Despite positive proof of concept results in preclinical models, investigators have reported that monoclonal IgG blocking antibodies directed against T-cell inhibitory signaling pathway components (for example, ipilimumab (Bristol-Myers Squibb) and tremelimumab (Medlmmune/AstraZenica), both directed against CTLA4) have only achieved minimal efficacy results in a clinical setting. E.g., Postow et al., pp. 1-2. In addition, treatments involving monoclonal IgG antibodies have resulted in immune-related adverse events, such as dermatologic, GI, hepatic, endocrine and other inflammatory events.

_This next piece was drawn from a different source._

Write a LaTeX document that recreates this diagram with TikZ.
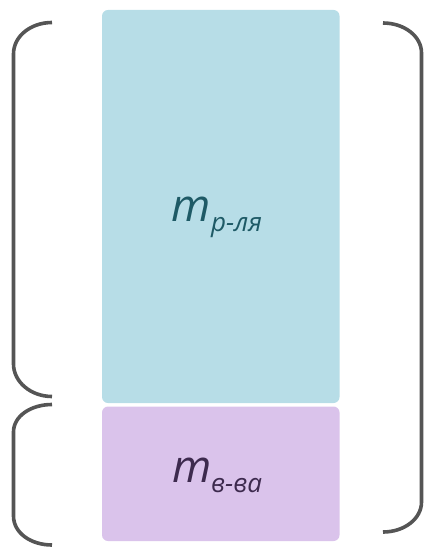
\documentclass[tikz,border=0pt]{standalone}
\usepackage{fontspec}
\newfontfamily\lab{Open Sans}
\definecolor{bluebox}{HTML}{B7DDE7}
\definecolor{bluetext}{HTML}{1E5A66}
\definecolor{purplebox}{HTML}{DAC3EB}
\definecolor{purpletext}{HTML}{3D2A4E}
\definecolor{bracecol}{HTML}{555555}
\tikzset{
  massbox/.style={rounded corners=6pt, draw=none},
  brace/.style={draw=bracecol, line width=3.6pt, line cap=butt},
  masslabel/.style={font=\lab\itshape}
}
\newcommand{\masslbl}[1]{{\fontsize{45}{45}\selectfont m}\raisebox{-10pt}{\fontsize{26}{26}\selectfont #1}}
\begin{document}
\begin{tikzpicture}[x=1pt,y=-1pt]
\useasboundingbox (0,0) rectangle (428,548);
% boxes
\fill[bluebox, massbox] (102,10) rectangle (339.5,403);
\fill[purplebox, massbox] (102,406.5) rectangle (339.5,541);
\node[masslabel, text=bluetext] (rl) at (217,217) {\masslbl{р-ля}};
\node[masslabel, text=purpletext] (vv) at (217,475) {\masslbl{в-ва}};
% left brace 1
\draw[brace] (52,22.5) .. controls (31,22.5) and (13.5,36) .. (13.5,54)
  -- (13.5,364) .. controls (13.5,382) and (31,396.5) .. (52,396.5);
% left brace 2
\draw[brace] (52,404.5) .. controls (31,404.5) and (13.5,416) .. (13.5,432)
  -- (13.5,516) .. controls (13.5,533) and (31,545) .. (52,545);
% right brace
\draw[brace] (383,23) .. controls (404,23) and (421.5,36) .. (421.5,53)
  -- (421.5,502) .. controls (421.5,519) and (404,532) .. (383,532);
\end{tikzpicture}
\end{document}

E.g., Id. at p.4. As such, the use of monoclonal IgG antibodies in immune checkpoint blockade may be limited by the therapeutic index of such molecules, in that the dose of a monoclonal IgG antibody required to elicit the desired therapeutic effect also causes immune-related adverse events.
Accordingly, there is a need for binding molecules with increased avidity that will provide increased potency so that lower dosage levels can be used, thereby preventing the occurrence of immune-related adverse events, while still achieving effective blockade of T-cell inhibitory signaling pathways.
The pharmacokinetics and pharmacodynamics of monoclonal antibodies are complex, and depend on both the structure of the monoclonal antibody, as well as the physiological system that it targets. Moreover, different antibody classes are typically processed within a subject via different cellular and physiological systems. For example, secretion into the bile is an important pathway of elimination for IgA antibodies, whereas this route is not a significant contributor to the elimination of IgG antibodies. Rather, the majority of IgG elimination occurs via intracellular catabolism, following fluid-phase or receptor-mediated endocytosis. E.g., Wang et al., Nature 84:5 (2008). Furthermore, full-length IgG antibodies have been shown to be primarily distributed within the blood stream, while smaller IgG antibody fragments appear to distribute within the extra-vascular space to a greater extent. E.g., Tabrizi et al., AAPS J. 2010 March; 12(1): 33-43. The blood brain barrier generally prevents immunoglobulin molecules from entering the central nervous system via the circulation. E.g., Yu et al., Science Translational Medicine 16:261 (2014). Furthermore, immunoglobulins that are directly injected into an extra-vascular space, such as the eyeball, typically only remain in the space on the order of hours. See., e.g., Mordenti, J. et al., Toxicological Sciences 52, 101-106 (1999); Mordenti, J. et al., Toxicological Sciences 27(5), 536-544 (1999). As such, control and manipulation of factors that influence the absorption, distribution, metabolism and/or excretion (ADME) characteristics of monoclonal antibodies is an important consideration when designing a therapeutic antibody composition.
Accordingly, there is a need for binding molecules whose ADME characteristics can be controlled and modulated to achieve a desired therapeutic effect.